Many conservatives have queried the pace of illegal immigrant deportation recently, saying that the few hundred or so deportations made so far are not going to make a dent in the massive illegal immigrant population.

That’s true, but we need to be mindful of the “80:20” approximate rule of thumb:  that 20% of the population, in any given activity, account for 80% of that activity.  (We all know that in the supermarket business, for example, the “top” 20% of a store’s customers — in spending terms — account for about 78% of total sales;  less well-known is that those 20% also generate about 93% of a store’s total gross profit.  They are the people who keep the store’s doors open.)

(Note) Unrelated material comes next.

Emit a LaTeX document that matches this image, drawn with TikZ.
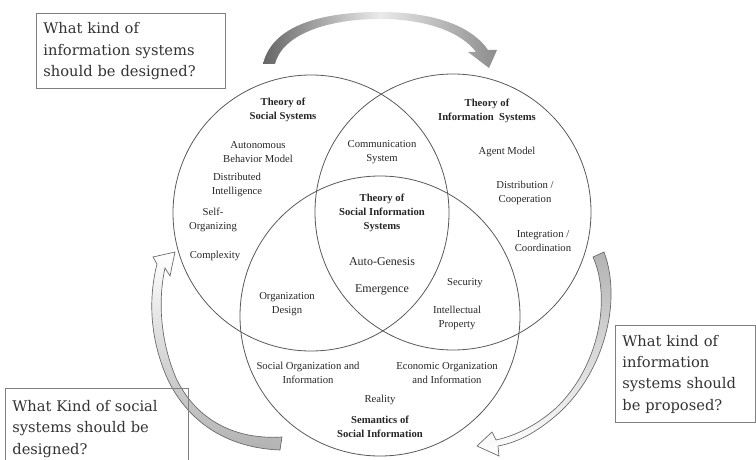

And it’s pretty much the same with criminal behavior.  When NYfC mayor Rudi Giuliani first went after crime in that benighted city, his “Broken Windows” strategy –arresting petty criminals as fast as they could be arrested — was at first a source of derision.  That derision ceased when it became apparent that crime fell precipitously because those “petty” criminals accounted for a disproportionate percentage of total crime.

And here’s a pointer from the very first round of ICE arrests:

Fox News witnessed ICE Boston make eight arrests, including multiple MS-13, Interpol Red Notices, murder and rape suspects, and a volatile Haitian gang member with 18 convictions in recent years who told our cameras that he “ain’t going back to Haiti” and “f— Trump, Biden forever!”

Note:  just one fucking mope had been convicted eighteen times over a couple of years.  (Exactly why this asshole wasn’t still in jail for Crime #1, #2 or #3 is a topic for another time. #3StrikesRule)  If ever there was a candidate for the Pinochet Example, this would be one.

And I doubt that too many people in his home country would shed a tear at his disappearance either.

In any event, going after the most egregious offenders is not going to affect the total illegal immigrant number — but it sure as hell is going to improve public safety.

And by the way, the article makes it plain that in going after the worst first, there will be “collateral” arrests and deportations as well.  Of course it will;  criminals tend to band together (e.g. MS-13), so by all means toss their asses onto the one-way C-135 flights as well.

More to the point is that foreign criminals are soon going to become aware that the U.S. is not going to be the soft target that it used to be, and they may be deterred from coming here to set up, for example, burglary gangs.

Keep it going, guys.  Gooder and harder, to quote Insty.